--- start SUPPLIED DATA ---

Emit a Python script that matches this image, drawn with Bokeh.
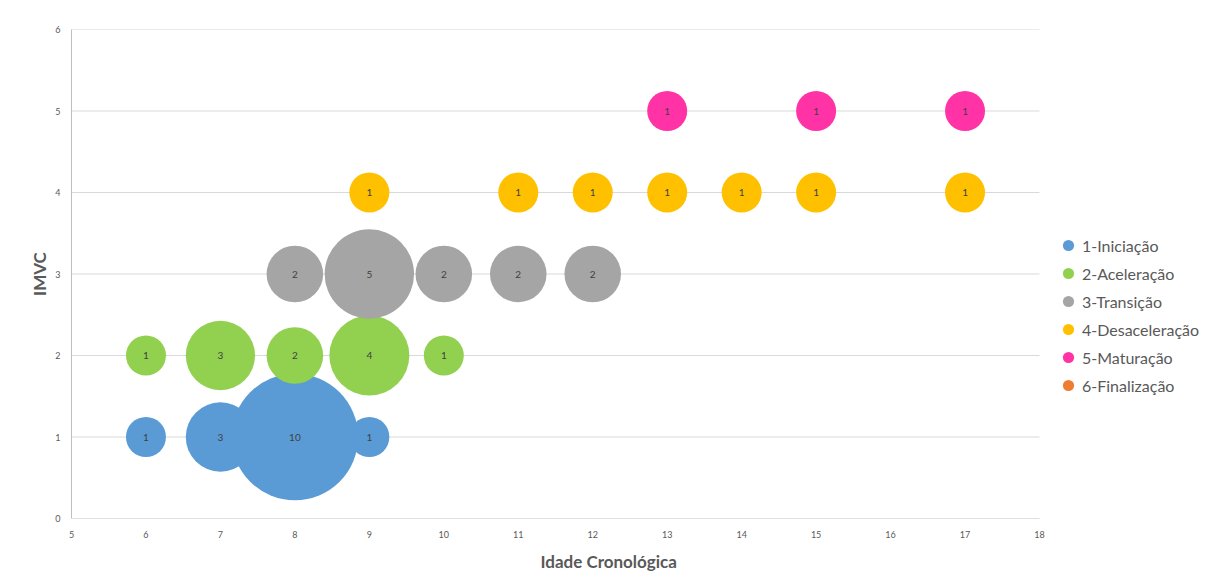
import math
from bokeh.plotting import figure
from bokeh.models import ColumnDataSource, Range1d, FixedTicker, Legend, LegendItem, Title
from bokeh.core.properties import value
from bokeh.embed import file_html
from bokeh.resources import INLINE

series_names = ["1-Iniciação", "2-Aceleração", "3-Transição", "4-Desaceleração", "5-Maturação", "6-Finalização"]
series_colors = ["#5B9BD5", "#92D050", "#A5A5A5", "#FFC000", "#FF33A6", "#ED7D31"]

iniciacao_x = [6, 7, 8, 9]
iniciacao_y = [1, 1, 1, 1]
iniciacao_n = [1, 3, 10, 1]

aceleracao_x = [6, 7, 8, 9, 10]
aceleracao_y = [2, 2, 2, 2, 2]
aceleracao_n = [1, 3, 2, 4, 1]

transicao_x = [8, 9, 10, 11, 12]
transicao_y = [3, 3, 3, 3, 3]
transicao_n = [2, 5, 2, 2, 2]

desaceleracao_x = [9, 11, 12, 13, 14, 15, 17]
desaceleracao_y = [4, 4, 4, 4, 4, 4, 4]
desaceleracao_n = [1, 1, 1, 1, 1, 1, 1]

maturacao_x = [13, 15, 17]
maturacao_y = [5, 5, 5]
maturacao_n = [1, 1, 1]

finalizacao_x = []
finalizacao_y = []
finalizacao_n = []

x_ticks = list(range(5, 19))
y_ticks = list(range(0, 7))

all_series = [
    (iniciacao_x, iniciacao_y, iniciacao_n),
    (aceleracao_x, aceleracao_y, aceleracao_n),
    (transicao_x, transicao_y, transicao_n),
    (desaceleracao_x, desaceleracao_y, desaceleracao_n),
    (maturacao_x, maturacao_y, maturacao_n),
    (finalizacao_x, finalizacao_y, finalizacao_n),
]

BUBBLE_SCALE = 40  # diameter in px for count 1 (area proportional to count)

X_MIN, X_MAX = x_ticks[0], x_ticks[-1]
Y_MIN, Y_MAX = y_ticks[0], y_ticks[-1]
FRAME_LEFT, AXIS_RIGHT, PAGE_W = 71, 1039, 1207
px_per_unit = (AXIS_RIGHT - FRAME_LEFT) / (X_MAX - X_MIN)
x_end = X_MIN + (PAGE_W - FRAME_LEFT) / px_per_unit   # leave room for legend at right

p = figure(width=PAGE_W, height=579, output_backend="svg", toolbar_location=None,
           x_range=Range1d(X_MIN, x_end), y_range=Range1d(Y_MIN, Y_MAX),
           min_border_left=FRAME_LEFT, min_border_right=0, min_border_top=29, min_border_bottom=61)
p.background_fill_color = "white"
p.border_fill_color = "white"
p.outline_line_color = None

p.xgrid.grid_line_color = None
p.ygrid.grid_line_color = None

# horizontal gridlines limited to the x-axis extent
p.segment(x0=[X_MIN] * (len(y_ticks) - 1), x1=[X_MAX] * (len(y_ticks) - 1),
          y0=y_ticks[1:], y1=y_ticks[1:], line_color="#D9D9D9", line_width=1)
# x-axis line
p.segment(x0=[X_MIN], x1=[X_MAX], y0=[Y_MIN], y1=[Y_MIN], line_color="#BFBFBF", line_width=1)

for ax in (p.xaxis[0], p.yaxis[0]):
    ax.axis_line_color = "#BFBFBF"
    ax.major_tick_line_color = None
    ax.minor_tick_line_color = None
    ax.major_label_text_font = "Lato"
    ax.major_label_text_font_size = "9px"
    ax.major_label_text_color = "#595959"
    ax.axis_label_text_font = "Lato"
    ax.axis_label_text_font_style = "bold"
    ax.axis_label_text_font_size = "17px"
    ax.axis_label_text_color = "#595959"

p.xaxis.axis_line_color = None
p.xaxis.ticker = FixedTicker(ticks=x_ticks)
p.yaxis.ticker = FixedTicker(ticks=y_ticks)
p.yaxis.axis_label = "IMVC"
p.xaxis.major_label_standoff = 6
p.yaxis.major_label_standoff = 5
p.yaxis.axis_label_standoff = 2

xtitle = Title(text="Idade Cronológica", align="left", offset=469,
               text_font="Lato", text_font_style="bold", text_font_size="17px",
               text_color="#595959", standoff=16)
p.add_layout(xtitle, "below")

items = []
for (xs, ys, ns), name, color in zip(all_series, series_names, series_colors):
    src = ColumnDataSource(dict(x=xs, y=ys, n=ns,
                                size=[BUBBLE_SCALE * math.sqrt(v) for v in ns]))
    p.scatter("x", "y", size="size", source=src, fill_color=color,
              line_color=None, fill_alpha=1.0)
    # legend-only swatch (one non-drawn NaN point so the legend has a row to draw)
    lr = p.scatter(x=[float("nan")], y=[float("nan")], size=11, fill_color=color, line_color=None)
    items.append(LegendItem(label=name, renderers=[lr]))

for (xs, ys, ns), name, color in zip(all_series, series_names, series_colors):
    src = ColumnDataSource(dict(x=xs, y=ys, label=[str(v) for v in ns]))
    p.text("x", "y", text="label", source=src, text_align="center", text_baseline="middle",
           text_font=value("Lato"), text_font_size="10px", text_color="#404040")

legend = Legend(items=items, location=(983, 119))
legend.glyph_width = 28
legend.glyph_height = 28
legend.label_standoff = 0
legend.spacing = 0
legend.padding = 0
legend.margin = 0
legend.border_line_color = None
legend.background_fill_alpha = 0
legend.label_text_font = "Lato"
legend.label_text_font_size = "16px"
legend.label_text_color = "#595959"
legend.label_height = 28
p.add_layout(legend)

open("out.html", "w").write(file_html(p, INLINE))
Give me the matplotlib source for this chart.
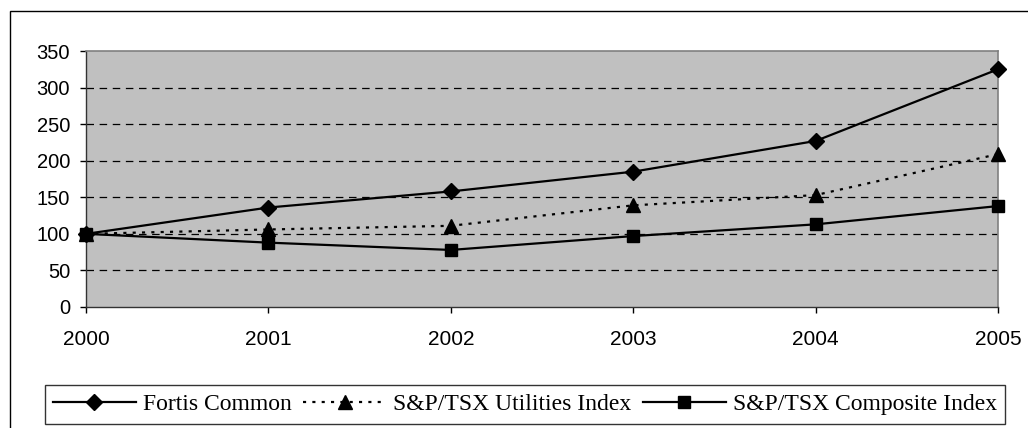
"""Fortis performance chart: indexed returns 2000-2005."""
import matplotlib
matplotlib.use("Agg")
import matplotlib.pyplot as plt
from matplotlib.patches import Rectangle

years = [2000, 2001, 2002, 2003, 2004, 2005]
fortis = [100, 136, 158, 185, 227, 325]
utilities = [100, 106, 111, 139, 153, 209]
composite = [100, 88, 78, 97, 113, 138]

y_ticks = [0, 50, 100, 150, 200, 250, 300, 350]

W, H = 1028, 428
fig = plt.figure(figsize=(W / 100, H / 100), dpi=100)
fig.patch.set_facecolor("white")

# outer chart border (right/bottom run off the picture)
fig.patches.append(Rectangle((10 / W, -0.2), 1.2, 1.2 - 10.5 / H,
                             transform=fig.transFigure, fill=False,
                             edgecolor="black", linewidth=1.0))

ax = fig.add_axes([86 / W, 1 - 307 / H, 912 / W, 256 / H])
ax.set_facecolor("#C0C0C0")

line_kw = dict(color="black", linewidth=1.6, clip_on=False, zorder=3)
ax.plot(years, fortis, marker="D", markersize=8.5, label="Fortis Common", **line_kw)
ax.plot(years, utilities, marker="^", markersize=10.5, linestyle=(0, (1.4, 2.8)),
        label="S&P/TSX Utilities Index", **line_kw)
ax.plot(years, composite, marker="s", markersize=9,
        label="S&P/TSX Composite Index", **line_kw)

ax.set_xlim(2000, 2005)
ax.set_ylim(0, 350)
ax.set_xticks(years)
ax.set_yticks(y_ticks)
for v in y_ticks[1:-1]:
    ax.axhline(v, color="black", linewidth=0.9, linestyle=(0, (6, 4.5)), zorder=1)

for side in ("top", "right"):
    ax.spines[side].set_color("#808080")
    ax.spines[side].set_linewidth(1.2)
for side in ("left", "bottom"):
    ax.spines[side].set_color("#333333")
    ax.spines[side].set_linewidth(1.0)

ax.tick_params(axis="both", direction="out", length=4.5, width=1, color="black")
ax.tick_params(axis="y", labelsize=14.5, pad=7)
ax.tick_params(axis="x", labelsize=15, pad=12)
for lbl in ax.get_xticklabels() + ax.get_yticklabels():
    lbl.set_fontfamily("Liberation Sans")

leg = fig.legend(loc="center", bbox_to_anchor=(43 / W, 1 - 426 / H, 964 / W, 43 / H),
                 ncol=3, frameon=True, fancybox=False, edgecolor="black",
                 prop={"family": "Liberation Serif", "size": 17},
                 handlelength=3.5, handletextpad=0.3, columnspacing=0.5,
                 borderpad=0.35, borderaxespad=0)
leg.get_frame().set_linewidth(1.0)

fig.savefig("out.png", dpi=100)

--- end SUPPLIED DATA ---

**CHALLENGE:**
From the first line above to the line containing "iniciacao_n = [1, 3, 10, 1]", repeat each line exactly. Pictures stay out.

**RESULT OF THIS EXERCISE:**
Emit a Python script that matches this image, drawn with Bokeh.
import math
from bokeh.plotting import figure
from bokeh.models import ColumnDataSource, Range1d, FixedTicker, Legend, LegendItem, Title
from bokeh.core.properties import value
from bokeh.embed import file_html
from bokeh.resources import INLINE

series_names = ["1-Iniciação", "2-Aceleração", "3-Transição", "4-Desaceleração", "5-Maturação", "6-Finalização"]
series_colors = ["#5B9BD5", "#92D050", "#A5A5A5", "#FFC000", "#FF33A6", "#ED7D31"]

iniciacao_x = [6, 7, 8, 9]
iniciacao_y = [1, 1, 1, 1]
iniciacao_n = [1, 3, 10, 1]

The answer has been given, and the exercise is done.